→ Description of the task: Pictures should be excluded; otherwise, copy every entry exactly.

→ Data shown:
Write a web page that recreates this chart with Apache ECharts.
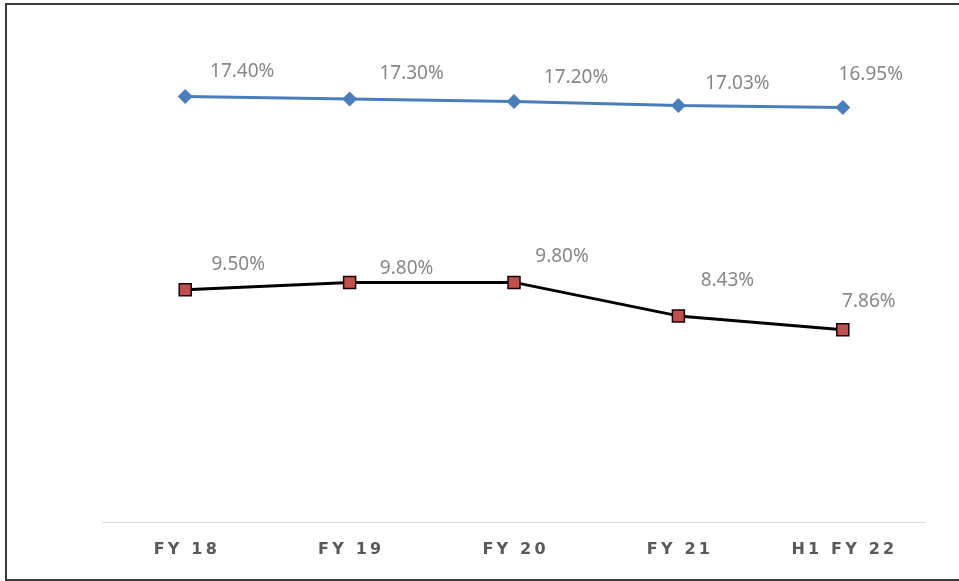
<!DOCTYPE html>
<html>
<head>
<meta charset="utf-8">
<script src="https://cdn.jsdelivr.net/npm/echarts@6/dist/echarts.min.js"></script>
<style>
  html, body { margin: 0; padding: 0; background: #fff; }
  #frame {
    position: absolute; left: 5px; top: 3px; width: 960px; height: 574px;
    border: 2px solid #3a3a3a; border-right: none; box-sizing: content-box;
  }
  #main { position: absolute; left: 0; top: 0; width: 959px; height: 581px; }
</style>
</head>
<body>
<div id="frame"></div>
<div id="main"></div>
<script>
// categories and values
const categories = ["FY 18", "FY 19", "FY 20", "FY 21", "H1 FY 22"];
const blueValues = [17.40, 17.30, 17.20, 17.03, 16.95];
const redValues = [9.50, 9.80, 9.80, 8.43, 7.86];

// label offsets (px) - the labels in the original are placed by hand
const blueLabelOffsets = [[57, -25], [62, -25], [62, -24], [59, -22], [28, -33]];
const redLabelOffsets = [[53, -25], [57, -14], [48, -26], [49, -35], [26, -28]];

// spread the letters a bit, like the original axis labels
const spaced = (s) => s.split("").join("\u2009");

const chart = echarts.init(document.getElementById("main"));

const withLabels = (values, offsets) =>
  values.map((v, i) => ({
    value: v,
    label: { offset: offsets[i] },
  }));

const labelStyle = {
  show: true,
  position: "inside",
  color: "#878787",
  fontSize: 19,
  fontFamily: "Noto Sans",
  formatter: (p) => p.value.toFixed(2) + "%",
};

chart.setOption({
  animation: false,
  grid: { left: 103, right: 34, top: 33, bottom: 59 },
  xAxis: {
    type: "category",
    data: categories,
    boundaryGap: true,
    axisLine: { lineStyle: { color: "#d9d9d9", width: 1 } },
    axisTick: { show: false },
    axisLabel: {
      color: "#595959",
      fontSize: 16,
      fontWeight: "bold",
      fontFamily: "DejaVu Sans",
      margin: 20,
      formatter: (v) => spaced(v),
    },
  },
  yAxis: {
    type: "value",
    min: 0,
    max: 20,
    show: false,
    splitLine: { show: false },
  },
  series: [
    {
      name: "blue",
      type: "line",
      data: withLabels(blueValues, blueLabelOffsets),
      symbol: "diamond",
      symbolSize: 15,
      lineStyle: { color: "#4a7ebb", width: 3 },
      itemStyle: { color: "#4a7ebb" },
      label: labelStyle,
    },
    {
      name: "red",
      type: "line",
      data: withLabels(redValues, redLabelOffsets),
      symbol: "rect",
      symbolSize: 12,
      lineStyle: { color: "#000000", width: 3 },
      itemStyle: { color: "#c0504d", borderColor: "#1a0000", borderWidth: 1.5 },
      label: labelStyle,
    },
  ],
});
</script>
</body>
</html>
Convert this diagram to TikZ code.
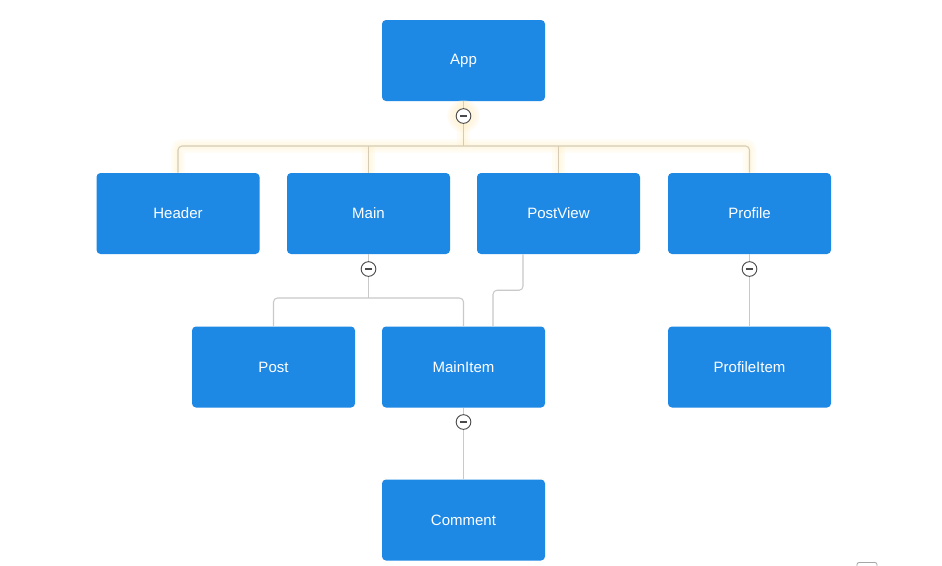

→ Right answer:
Write a web page that recreates this chart with Apache ECharts.
<!DOCTYPE html>
<html>
<head>
<meta charset="utf-8">
<script src="https://cdn.jsdelivr.net/npm/echarts@6/dist/echarts.min.js"></script>
<style>
  html, body { margin: 0; padding: 0; background: #fff; }
  #frame {
    position: absolute; left: 5px; top: 3px; width: 960px; height: 574px;
    border: 2px solid #3a3a3a; border-right: none; box-sizing: content-box;
  }
  #main { position: absolute; left: 0; top: 0; width: 959px; height: 581px; }
</style>
</head>
<body>
<div id="frame"></div>
<div id="main"></div>
<script>
// categories and values
const categories = ["FY 18", "FY 19", "FY 20", "FY 21", "H1 FY 22"];
const blueValues = [17.40, 17.30, 17.20, 17.03, 16.95];
const redValues = [9.50, 9.80, 9.80, 8.43, 7.86];

// label offsets (px) - the labels in the original are placed by hand
const blueLabelOffsets = [[57, -25], [62, -25], [62, -24], [59, -22], [28, -33]];
const redLabelOffsets = [[53, -25], [57, -14], [48, -26], [49, -35], [26, -28]];

// spread the letters a bit, like the original axis labels
const spaced = (s) => s.split("").join("\u2009");

const chart = echarts.init(document.getElementById("main"));

const withLabels = (values, offsets) =>
  values.map((v, i) => ({
    value: v,
    label: { offset: offsets[i] },
  }));

const labelStyle = {
  show: true,
  position: "inside",
  color: "#878787",
  fontSize: 19,
  fontFamily: "Noto Sans",
  formatter: (p) => p.value.toFixed(2) + "%",
};

chart.setOption({
  animation: false,
  grid: { left: 103, right: 34, top: 33, bottom: 59 },
  xAxis: {
    type: "category",
    data: categories,
    boundaryGap: true,
    axisLine: { lineStyle: { color: "#d9d9d9", width: 1 } },
    axisTick: { show: false },
    axisLabel: {
      color: "#595959",
      fontSize: 16,
      fontWeight: "bold",
      fontFamily: "DejaVu Sans",
      margin: 20,
      formatter: (v) => spaced(v),
    },
  },
  yAxis: {
    type: "value",
    min: 0,
    max: 20,
    show: false,
    splitLine: { show: false },
  },
  series: [
    {
      name: "blue",
      type: "line",
      data: withLabels(blueValues, blueLabelOffsets),
      symbol: "diamond",
      symbolSize: 15,
      lineStyle: { color: "#4a7ebb", width: 3 },
      itemStyle: { color: "#4a7ebb" },
      label: labelStyle,
    },
    {
      name: "red",
      type: "line",
      data: withLabels(redValues, redLabelOffsets),
      symbol: "rect",
      symbolSize: 12,
      lineStyle: { color: "#000000", width: 3 },
      itemStyle: { color: "#c0504d", borderColor: "#1a0000", borderWidth: 1.5 },
      label: labelStyle,
    },
  ],
});
</script>
</body>
</html>
Convert this diagram to TikZ code.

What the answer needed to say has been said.